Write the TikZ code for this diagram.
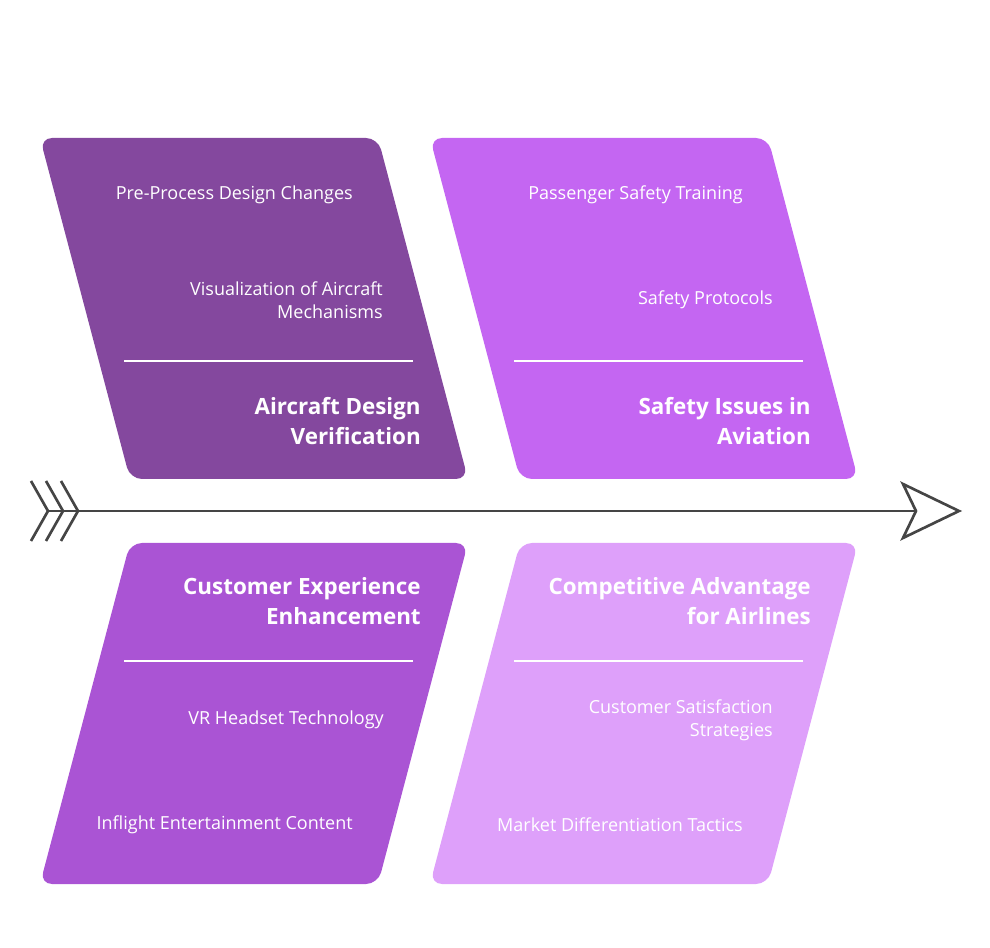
\documentclass[tikz,border=0pt]{standalone}
\usepackage{fontspec}
\setmainfont{Open Sans}
\usetikzlibrary{calc}

\tikzset{
  box/.style={rounded corners=9pt},
  divider/.style={white, line width=1.5pt},
  item/.style={anchor=east, align=right, text=white, inner sep=0pt,
    font=\fontsize{13.5}{17.25}\selectfont},
  heading/.style={anchor=east, align=right, text=white, inner sep=0pt,
    font=\fontsize{16.8}{22.5}\selectfont\bfseries},
  spine/.style={draw=black!73, line width=2pt, line join=miter}
}

\definecolor{designpurple}{HTML}{84489E}
\definecolor{safetypurple}{HTML}{C466F2}
\definecolor{customerpurple}{HTML}{AA54D4}
\definecolor{advantagepurple}{HTML}{DEA0FA}

\begin{document}
\begin{tikzpicture}[x=0.75pt, y=-0.75pt]
\useasboundingbox (0,0) rectangle (990,948);
% Draw top boxes
\fill[box, designpurple] (40,138) -- (378,138) -- (468,479) -- (130,479) -- cycle;
\fill[box, safetypurple] (430,138) -- (768,138) -- (858,479) -- (520,479) -- cycle;
% Draw bottom boxes
\fill[box, customerpurple] (130,543) -- (468,543) -- (378,884) -- (40,884) -- cycle;
\fill[box, advantagepurple] (520,543) -- (858,543) -- (768,884) -- (430,884) -- cycle;
% Dividers
\draw[divider] (124,361) -- (413,361);
\draw[divider] (514,361) -- (803,361);
\draw[divider] (124,661) -- (413,661);
\draw[divider] (514,661) -- (803,661);
% Aircraft Design Verification
\node[item] (prep) at (353,195) {Pre-Process Design Changes};
\node[item] (visual) at (383,300) {Visualization of Aircraft\\Mechanisms};
\node[heading] (design) at (421,421) {Aircraft Design\\Verification};
% Safety Issues in Aviation
\node[item] (training) at (743,195) {Passenger Safety Training};
\node[item] (protocols) at (773,300) {Safety Protocols};
\node[heading] (safety) at (811,421) {Safety Issues in\\Aviation};
% Customer Experience Enhancement
\node[heading] (customer) at (421,601) {Customer Experience\\Enhancement};
\node[item] (headset) at (384,720) {VR Headset Technology};
\node[item] (inflight) at (353,825) {Inflight Entertainment Content};
% Competitive Advantage for Airlines
\node[heading] (advantage) at (811,601) {Competitive Advantage\\for Airlines};
\node[item] (satisfaction) at (773,720) {Customer Satisfaction\\Strategies};
\node[item] (market) at (743,825) {Market Differentiation Tactics};
% Draw spine
\coordinate (tail) at (48,511);
\coordinate (notch) at (916,511);
\coordinate (head) at (959,511);
\draw[spine] (tail) -- (notch);
\draw[spine] (31,481) -- (tail) -- (31,541);
\draw[spine] ($(31,481)+(15,0)$) -- ($(tail)+(15,0)$) -- ($(31,541)+(15,0)$);
\draw[spine] ($(31,481)+(30,0)$) -- ($(tail)+(30,0)$) -- ($(31,541)+(30,0)$);
\draw[spine] (notch) -- (903,484) -- (head) -- (903,538) -- cycle;
\end{tikzpicture}
\end{document}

### Required task
Copy each line above precisely, dropping the pictures.

### Output for this exercise
Write the TikZ code for this diagram.
\documentclass[tikz,border=0pt]{standalone}
\usepackage{fontspec}
\setmainfont{Open Sans}
\usetikzlibrary{calc}

\tikzset{
  box/.style={rounded corners=9pt},
  divider/.style={white, line width=1.5pt},
  item/.style={anchor=east, align=right, text=white, inner sep=0pt,
    font=\fontsize{13.5}{17.25}\selectfont},
  heading/.style={anchor=east, align=right, text=white, inner sep=0pt,
    font=\fontsize{16.8}{22.5}\selectfont\bfseries},
  spine/.style={draw=black!73, line width=2pt, line join=miter}
}

\definecolor{designpurple}{HTML}{84489E}
\definecolor{safetypurple}{HTML}{C466F2}
\definecolor{customerpurple}{HTML}{AA54D4}
\definecolor{advantagepurple}{HTML}{DEA0FA}

\begin{document}
\begin{tikzpicture}[x=0.75pt, y=-0.75pt]
\useasboundingbox (0,0) rectangle (990,948);
% Draw top boxes
\fill[box, designpurple] (40,138) -- (378,138) -- (468,479) -- (130,479) -- cycle;
\fill[box, safetypurple] (430,138) -- (768,138) -- (858,479) -- (520,479) -- cycle;
% Draw bottom boxes
\fill[box, customerpurple] (130,543) -- (468,543) -- (378,884) -- (40,884) -- cycle;
\fill[box, advantagepurple] (520,543) -- (858,543) -- (768,884) -- (430,884) -- cycle;
% Dividers
\draw[divider] (124,361) -- (413,361);
\draw[divider] (514,361) -- (803,361);
\draw[divider] (124,661) -- (413,661);
\draw[divider] (514,661) -- (803,661);
% Aircraft Design Verification
\node[item] (prep) at (353,195) {Pre-Process Design Changes};
\node[item] (visual) at (383,300) {Visualization of Aircraft\\Mechanisms};
\node[heading] (design) at (421,421) {Aircraft Design\\Verification};
% Safety Issues in Aviation
\node[item] (training) at (743,195) {Passenger Safety Training};
\node[item] (protocols) at (773,300) {Safety Protocols};
\node[heading] (safety) at (811,421) {Safety Issues in\\Aviation};
% Customer Experience Enhancement
\node[heading] (customer) at (421,601) {Customer Experience\\Enhancement};
\node[item] (headset) at (384,720) {VR Headset Technology};
\node[item] (inflight) at (353,825) {Inflight Entertainment Content};
% Competitive Advantage for Airlines
\node[heading] (advantage) at (811,601) {Competitive Advantage\\for Airlines};
\node[item] (satisfaction) at (773,720) {Customer Satisfaction\\Strategies};
\node[item] (market) at (743,825) {Market Differentiation Tactics};
% Draw spine
\coordinate (tail) at (48,511);
\coordinate (notch) at (916,511);
\coordinate (head) at (959,511);
\draw[spine] (tail) -- (notch);
\draw[spine] (31,481) -- (tail) -- (31,541);
\draw[spine] ($(31,481)+(15,0)$) -- ($(tail)+(15,0)$) -- ($(31,541)+(15,0)$);
\draw[spine] ($(31,481)+(30,0)$) -- ($(tail)+(30,0)$) -- ($(31,541)+(30,0)$);
\draw[spine] (notch) -- (903,484) -- (head) -- (903,538) -- cycle;
\end{tikzpicture}
\end{document}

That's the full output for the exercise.